More and more Canadian provinces are implementing new rules for employment agencies and employers recruiting overseas that aim to protect temporary foreign workers. Manitoba was the first province to enact this type of legislation in April 2009 with the introduction of the Worker Recruitment and Protection Act (WRPA). Under WRPA, all Manitoba employers wanting to recruit temporary foreign workers are first required to register with the province and anyone engaged in foreign worker recruitment, including agencies, is required to obtain a license from the province. Recruiters must provide an irrevocable letter of credit in the amount of $10,000 and employers and recruiters are prohibited from charging fees from foreign workers to find them work. Fines for breaching obligations under WRPA are as high as $25,000 to $50,000.
Variations on the Manitoba model have been implemented by British Columbia and Alberta, and will soon be implemented in Nova Scotia though Bill 53, which makes a series of amendments to the Labour Standards Code. The details of the Nova Scotia regime have yet to finalized, however, they will likely be based on the Manitoba model.
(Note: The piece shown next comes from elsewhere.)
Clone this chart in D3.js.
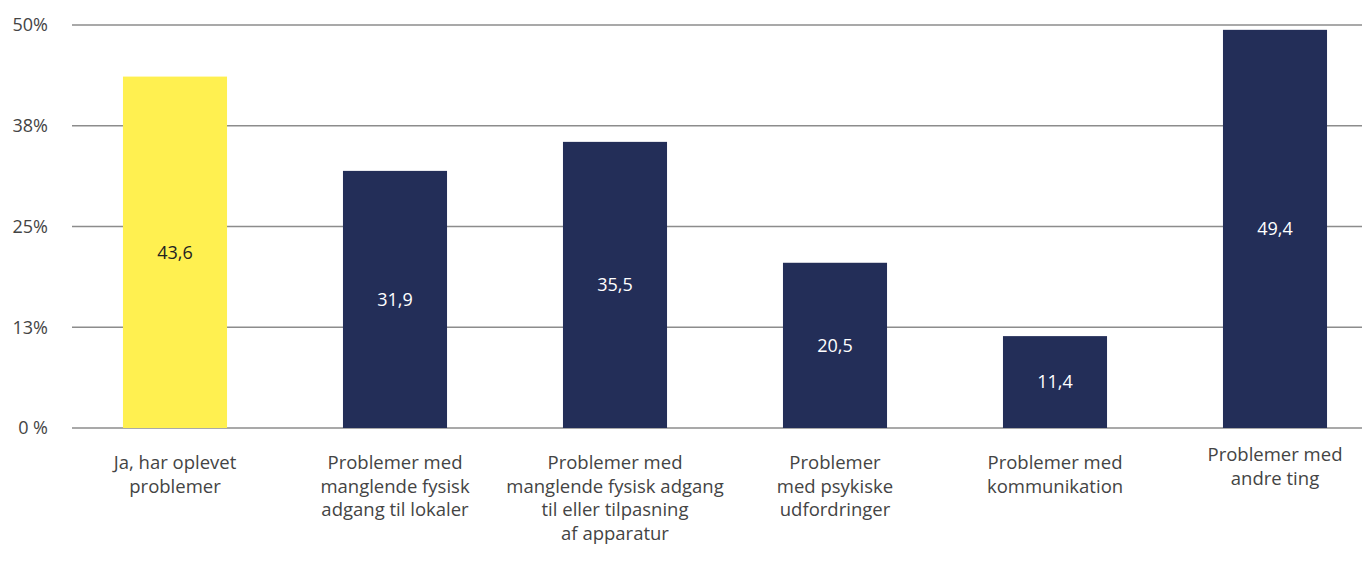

We anticipate draft regulations will go to Cabinet sometime this fall, and be proclaimed shortly after. It appears the new regulations will require every employer who recruits foreign workers to register with the province. The registration process is designed to be as facilitative as possible for employers, and will likely be done online without a fee. In addition, recruiters will be required to have a license to recruit Nova Scotian employers, whether the recruiter is based in Nova Scotia, elsewhere in Canada, or overseas. A nominal fee will be charged for the license and a security will be required. Again, the details of this process will not be known until the regulations are before Cabinet later this fall. However it seems the license fee will be approximately $100 and the security will be roughly $5000. After the registration and licensing regimes are introduced, there will be a transition period before each becomes a requirement for employers and recruiters.
These new regulations in Nova Scotia will create additional immigration hurdles for prospective and current employers of foreign workers. Employers that recruit and hire foreign workers must ensure they are registered and that they only work with licensed recruiters. Employers must comply with provincial laws to remain eligible to hire foreign workers and avoid fines.
Although Nova Scotia is currently the only Atlantic province with this type of legislation in the works, employers in other provinces may want to turn their attention to the new changes. Given the rate at which provinces across Canada are implementing similar rules, it may be just a matter of time before New Brunswick, Prince Edward Island, and Newfoundland and Labrador develop their own provincial regimes.